American dancer (1958–1995)

Tony Fields (December 28, 1958 - February 27, 1995) was an American dancer and actor, famous for his performances on the television show Solid Gold, several videos for Michael Jackson, and the film version of the American musical A Chorus Line.

== Early life ==
Fields was born Anthony Dean Campos in Stafford, Kansas. After his parents separated when he was four, his mother remarried, and he took his stepfather's last name: Fields. He was raised in Davis, California, showed an early aptitude for gymnastics, then began dance training. He attended Davis High School, graduating in 1977. Fields went to college at the Pacific Conservatory of the Performing Arts on scholarship and Roland Dupree Academy of Dance, but left when paid work began to materialize.

== Work on film and television ==
Fields moved to Hollywood to pursue his career and started performing as a backup dancer in Debbie Reynolds' nightclub act. He then found a job on the Solid Gold as a dancer in 1979. Fields continued with Solid Gold until 1985. During this time, he performed in the music video for Queen's "Body Language" at Freddie Mercury's request.

In 1983, Fields performed in Michael Jackson's videos "Beat It" and "Thriller", both choreographed by Michael Peters as well as Lionel Richie's video "Running with the Night".

Richard Attenborough was working on a film version of the Broadway musical A Chorus Line in 1984. After a casting call that attracted over 3,000 people, and auditions by anyone who previously performed in the musical, Fields won the role of Al DeLuca.

Fields' film work continued with roles in Trick or Treat (1986), Body Beat (1987), The Doctor (1991) and Across the Moon (1995) and television shows such as Murder, She Wrote (1992), L.A. Law (1991) and Monsters (1990). He appeared in 11 episodes of the soap opera Santa Barbara. He also performed in plays and musical theatre in California.

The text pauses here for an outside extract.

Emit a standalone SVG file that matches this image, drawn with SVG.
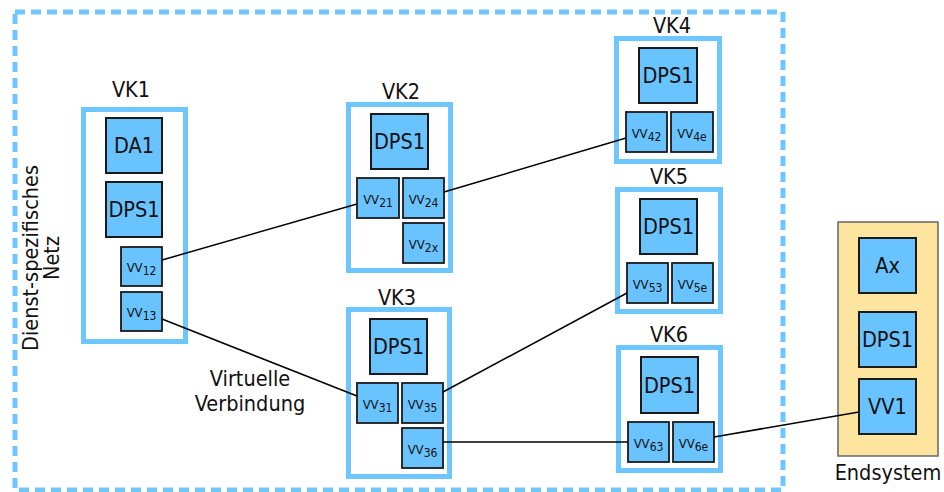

Fields gradually became ill and was no longer able to sustain the physical demands of dancing; he returned to Davis High School to mentor students in 1994.

Fields died of HIV-related cancer in 1995.

== Legacy ==
Fields is honored each year at Davis Senior High School with the showcase "A Tribute to Tony Fields" , celebrating the arts program of the school. He was inducted into the high school's hall of fame in 2009, and a scholarship is available in his name.